Eau Claire isn’t the only campus to develop a policy requiring faculty members to consider diversity issues. Pomona College’s faculty last year voted to change the criteria for tenure to specifically require candidates to be “attentive to diversity in the student body.” So assistant professors seeking promotion must "specifically address their efforts to create and maintain an inclusive classroom,” such as by describing classroom practices used to encourage the participation of a diverse student body.

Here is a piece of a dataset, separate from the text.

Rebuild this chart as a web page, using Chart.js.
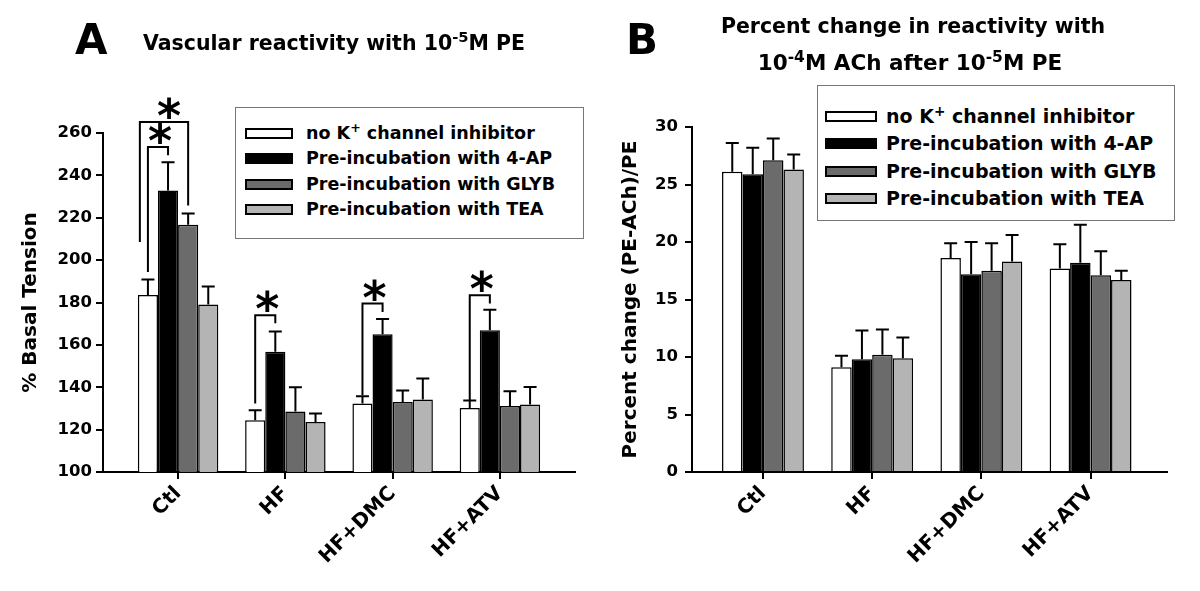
<!DOCTYPE html>
<html>
<head>
<meta charset="utf-8">
<script src="https://cdn.jsdelivr.net/npm/chart.js@4.4.0/dist/chart.umd.min.js"></script>
<style>
  html, body { margin: 0; padding: 0; background: #fff; }
  #wrap { position: relative; width: 1200px; height: 591px; overflow: hidden; font-family: "DejaVu Sans", sans-serif; font-weight: bold; color: #000; }
  .panel { position: absolute; top: 0; width: 600px; height: 591px; }
  .txt { position: absolute; white-space: nowrap; }
  sup { font-size: 0.72em; vertical-align: 0; position: relative; top: -0.5em; line-height: 0; }
  .legend { position: absolute; border: 1.5px solid #777; box-sizing: border-box; background: #fff; }
  .sw { position: absolute; box-sizing: border-box; border: 2px solid #000; }
</style>
</head>
<body>
<div id="wrap">
  <div class="panel" style="left:0"><canvas id="chartA"></canvas></div>
  <div class="panel" style="left:600px"><canvas id="chartB"></canvas></div>
</div>
<script>
// categories and series
const categories = ['Ctl', 'HF', 'HF+DMC', 'HF+ATV'];
const seriesNames = ['no K<sup>+</sup> channel inhibitor', 'Pre-incubation with 4-AP', 'Pre-incubation with GLYB', 'Pre-incubation with TEA'];
const seriesColors = ['#ffffff', '#000000', '#6b6b6b', '#b4b4b4'];

// panel A: % basal tension
const tensionNone = [183.5, 124.4, 132.3, 130.2];
const tension4AP = [232.9, 156.8, 165.0, 166.9];
const tensionGLYB = [216.7, 128.6, 133.0, 131.1];
const tensionTEA = [179.1, 123.6, 134.2, 131.8];
const tensionNoneErr = [7.4, 4.7, 3.4, 3.6];
const tension4APErr = [13.3, 9.5, 7.2, 9.7];
const tensionGLYBErr = [5.3, 11.4, 5.5, 7.0];
const tensionTEAErr = [8.5, 4.0, 9.9, 8.3];

// significance brackets on panel A
const sigGroup = [0, 0, 1, 2, 3];
const sigFrom = [0, 0, 0, 0, 0];
const sigTo = [2, 1, 1, 1, 1];
const sigTop = [265.2, 253.4, 174.0, 179.5, 183.4];
const sigLeftEnd = [208.5, 194.4, 132.3, 136.2, 133.8];
const sigRightEnd = [225.8, 249.5, 170.2, 175.5, 179.5];
const sigOuter = [true, false, false, false, false];

// panel B: percent change (PE-ACh)/PE
const changeNone = [26.1, 9.1, 18.6, 17.7];
const change4AP = [25.9, 9.8, 17.2, 18.2];
const changeGLYB = [27.1, 10.2, 17.5, 17.1];
const changeTEA = [26.3, 9.9, 18.3, 16.7];
const changeNoneErr = [2.5, 1.0, 1.3, 2.1];
const change4APErr = [2.3, 2.5, 2.8, 3.3];
const changeGLYBErr = [1.9, 2.2, 2.4, 2.1];
const changeTEAErr = [1.3, 1.8, 2.3, 0.8];

const FONT = 'DejaVu Sans';

const errorBars = {
  id: 'errorBars',
  afterDatasetsDraw(chart) {
    const ctx = chart.ctx, y = chart.scales.y;
    ctx.save();
    ctx.strokeStyle = '#000';
    ctx.lineWidth = 2;
    chart.data.datasets.forEach((ds, i) => {
      chart.getDatasetMeta(i).data.forEach((bar, j) => {
        const top = y.getPixelForValue(ds.data[j].y + ds.errors[j]);
        ctx.beginPath();
        ctx.moveTo(bar.x, bar.y);
        ctx.lineTo(bar.x, top);
        ctx.moveTo(bar.x - 6.5, top);
        ctx.lineTo(bar.x + 6.5, top);
        ctx.stroke();
      });
    });
    ctx.restore();
  }
};

const brackets = {
  id: 'brackets',
  afterDatasetsDraw(chart, args, opts) {
    if (!opts.on) return;
    const ctx = chart.ctx, y = chart.scales.y;
    ctx.save();
    ctx.strokeStyle = '#000';
    ctx.fillStyle = '#000';
    ctx.lineWidth = 2;
    ctx.font = 'bold 46px ' + FONT;
    ctx.textAlign = 'center';
    ctx.textBaseline = 'alphabetic';
    sigGroup.forEach((g, k) => {
      const b1 = chart.getDatasetMeta(sigFrom[k]).data[g];
      const b2 = chart.getDatasetMeta(sigTo[k]).data[g];
      const x1 = sigOuter[k] ? b1.x - b1.width / 2 + 2 : b1.x;
      const x2 = b2.x;
      const yt = y.getPixelForValue(sigTop[k]);
      ctx.beginPath();
      ctx.moveTo(x1, y.getPixelForValue(sigLeftEnd[k]));
      ctx.lineTo(x1, yt);
      ctx.lineTo(x2, yt);
      ctx.lineTo(x2, y.getPixelForValue(sigRightEnd[k]));
      ctx.stroke();
      ctx.fillText('*', (x1 + x2) / 2 + (sigOuter[k] ? 5 : 2), yt + 10);
    });
    ctx.restore();
  }
};

function makeChart(id, sets, errs, p) {
  return new Chart(document.getElementById(id), {
    type: 'bar',
    data: {
      datasets: sets.map((vals, i) => ({
        label: seriesNames[i],
        data: vals.map((v, j) => ({ x: j, y: v })),
        errors: errs[i],
        backgroundColor: seriesColors[i],
        borderColor: '#000',
        borderWidth: 1.5,
        categoryPercentage: 0.75,
        barPercentage: 1.0
      }))
    },
    options: {
      responsive: true,
      maintainAspectRatio: false,
      animation: false,
      layout: { padding: p.padding },
      plugins: {
        legend: { display: false },
        tooltip: { enabled: false },
        brackets: { on: p.brackets }
      },
      scales: {
        x: {
          type: 'linear',
          min: p.xMin,
          max: p.xMax,
          offset: false,
          afterBuildTicks: axis => { axis.ticks = categories.map((c, i) => ({ value: i })); },
          afterFit: s => { s.height = 100; },
          grid: { drawOnChartArea: false, drawTicks: true, tickLength: 7, color: '#000', lineWidth: 2, offset: false },
          border: { color: '#000', width: 2 },
          ticks: {
            autoSkip: false,
            minRotation: 45,
            maxRotation: 45,
            padding: 3,
            color: '#000',
            font: { family: FONT, size: 20, weight: 'bold' },
            callback: v => categories[v]
          }
        },
        y: {
          min: p.yMin,
          max: p.yMax,
          afterFit: s => { s.width = p.yWidth; },
          grid: { drawOnChartArea: false, drawTicks: true, tickLength: 7, color: '#000', lineWidth: 2 },
          border: { color: '#000', width: 2 },
          ticks: {
            stepSize: p.step,
            padding: p.tickPad,
            color: '#000',
            font: { family: FONT, size: 16.5, weight: 'bold' }
          },
          title: {
            display: true,
            text: p.yTitle,
            color: '#000',
            padding: { top: 19, bottom: 0 },
            font: { family: FONT, size: 20, weight: 'bold' }
          }
        }
      }
    },
    plugins: [errorBars, brackets]
  });
}

makeChart('chartA',
  [tensionNone, tension4AP, tensionGLYB, tensionTEA],
  [tensionNoneErr, tension4APErr, tensionGLYBErr, tensionTEAErr],
  { padding: { left: 0, right: 25, top: 133, bottom: 19 }, yWidth: 103, yMin: 100, yMax: 260, step: 20,
    xMin: -0.7, xMax: 3.7, tickPad: 4, yTitle: '% Basal Tension', brackets: true });

makeChart('chartB',
  [changeNone, change4AP, changeGLYB, changeTEA],
  [changeNoneErr, change4APErr, changeGLYBErr, changeTEAErr],
  { padding: { left: 0, right: 33, top: 127, bottom: 19 }, yWidth: 92, yMin: 0, yMax: 30, step: 5,
    xMin: -0.65, xMax: 3.7, tickPad: 7, yTitle: 'Percent change (PE-ACh)/PE', brackets: false });

// titles and legends (html text)
const wrap = document.getElementById('wrap');
function addText(html, x, baseline, size, center) {
  const d = document.createElement('div');
  d.className = 'txt';
  d.innerHTML = html;
  d.style.fontSize = size + 'px';
  d.style.lineHeight = size + 'px';
  d.style.top = (baseline - 0.846 * size) + 'px';
  if (center) { d.style.left = (x - 300) + 'px'; d.style.width = '600px'; d.style.textAlign = 'center'; }
  else d.style.left = x + 'px';
  wrap.appendChild(d);
}
addText('A', 75, 55, 42);
addText('Vascular reactivity with 10<sup>-5</sup>M PE', 143, 50, 20.5);
addText('B', 626, 55, 42);
addText('Percent change in reactivity with', 913, 33, 20.5, true);
addText('10<sup>-4</sup>M ACh after 10<sup>-5</sup>M PE', 910, 70, 21.5, true);

function addLegend(box, swX, swW, txtX, rows, fs) {
  const l = document.createElement('div');
  l.className = 'legend';
  l.style.left = box[0] + 'px'; l.style.top = box[1] + 'px';
  l.style.width = (box[2] - box[0]) + 'px'; l.style.height = (box[3] - box[1]) + 'px';
  wrap.appendChild(l);
  seriesNames.forEach((name, i) => {
    const s = document.createElement('div');
    s.className = 'sw';
    s.style.left = swX + 'px'; s.style.top = (rows[i] - 5.5) + 'px';
    s.style.width = swW + 'px'; s.style.height = '11px';
    s.style.background = seriesColors[i];
    wrap.appendChild(s);
    addText(name, txtX, rows[i] + 0.365 * fs, fs);
  });
}
addLegend([235, 107, 584, 239], 245, 48, 306, [133, 158.5, 184, 209.5], 17.5);
addLegend([817, 85, 1175, 221], 825, 52, 886, [116, 143.5, 171, 198.5], 19);
</script>
</body>
</html>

Eric A. Hurley, associate professor of psychology and Africana studies at Pomona, helped draft the policy. A year in, he said recently, there’s little data to report, since this year’s reviews were exempted, pending a vote by the Board of Trustees. Some faculty members did voluntarily include diversity and inclusion statements with their dossiers, though, which Hurley called “encouraging.”

A committee continued to work on the policy this year, he added, including by going on a “listening tour” of various campus groups, including faculty members and students. The consensus was that it is a sensible step forward for the college.

Hurley said that colleges and universities have for too long allowed diversity, equity and inclusion work to be the “invisible labor” of the few who value it. So Eau Claire’s policy “looks great in affirming and codifying that EDI work is appropriately every faculty member's responsibility, and that good work in this arena has concrete value in reviews,” he said.

They, “like us,” he added, “will have to figure out what it looks like day to day and discipline to discipline, and especially how it will really function in evaluations, but the call for all hands on deck is a very important step.”